The main aim of this function consists in providing specifcity and sensitivity values, plus counts of TP (true positives), FP (false positves), FN (false negatives) and TN (true negatives), along various thrsholds (specified in column 'alph') for statistical tests preformed prior to calling this function.

Note, that the choice of species-annotation plays a crucial role who the counting results are obtained. In case of multiple spike-in species the user should pay attention if they all are expected to change abundance at the same ratio. If not, it is advised to run this function multiple times sperately only with the subset of those species expected to change at same ratio.

The dot on the plotted curve shows the results at the level of the single threshold alpha=0.05. For plotting multiple ROC curves as overlay and additional graphical parameters/options you may use plotROC.

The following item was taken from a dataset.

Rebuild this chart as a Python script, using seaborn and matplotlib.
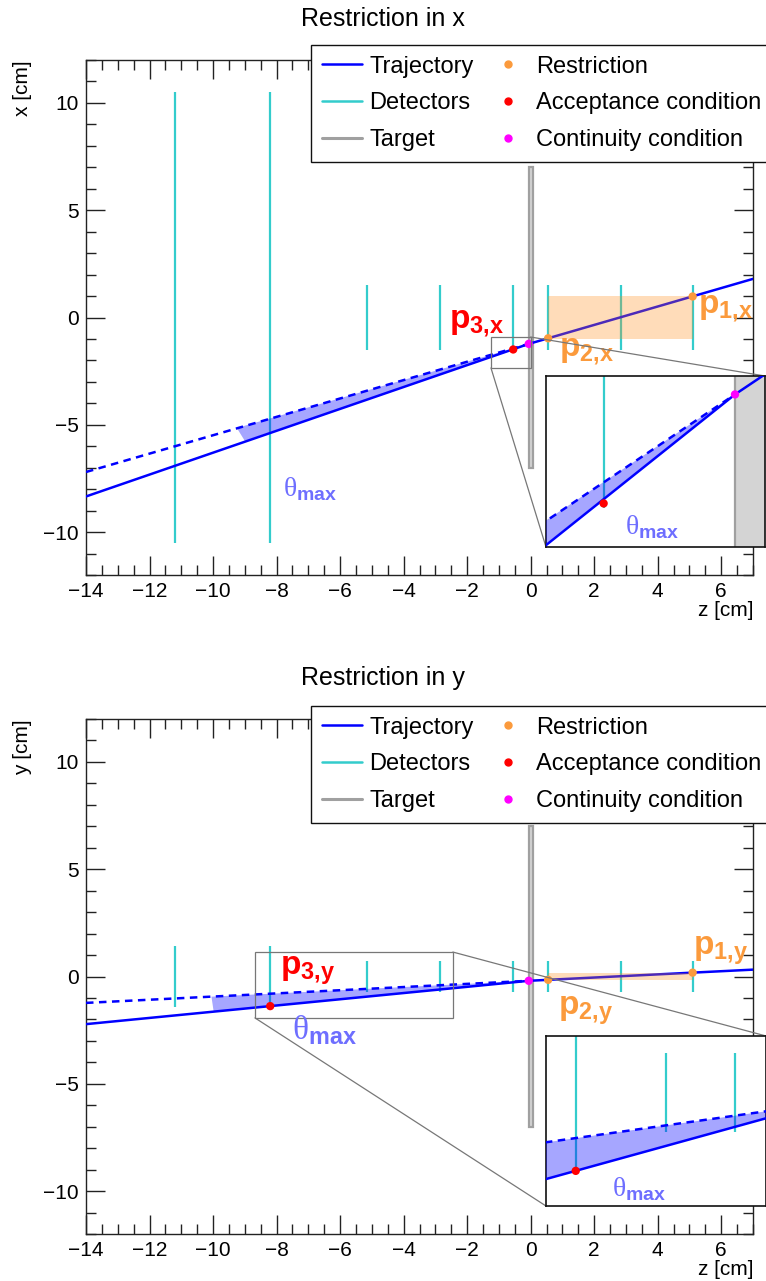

See also ROC on Wkipedia for explanations of TP,FP,FN and TN as well as examples. Note that numerous other packages also provide support for building and plotting ROC-curves : Eg rocPkgShort, ROCR, pROC or ROCit

Examples

Run this code

set.seed(2019); test1 <- list(annot=cbind(Species=c(rep("b",35), letters[sample.int(n=3,
  size=150, replace=TRUE)])), BH=matrix(c(runif(35,0,0.01), runif(150)), ncol=1))
tail(roc1 <- summarizeForROC(test1, spec=c("a","b","c"), annotCol="Species"))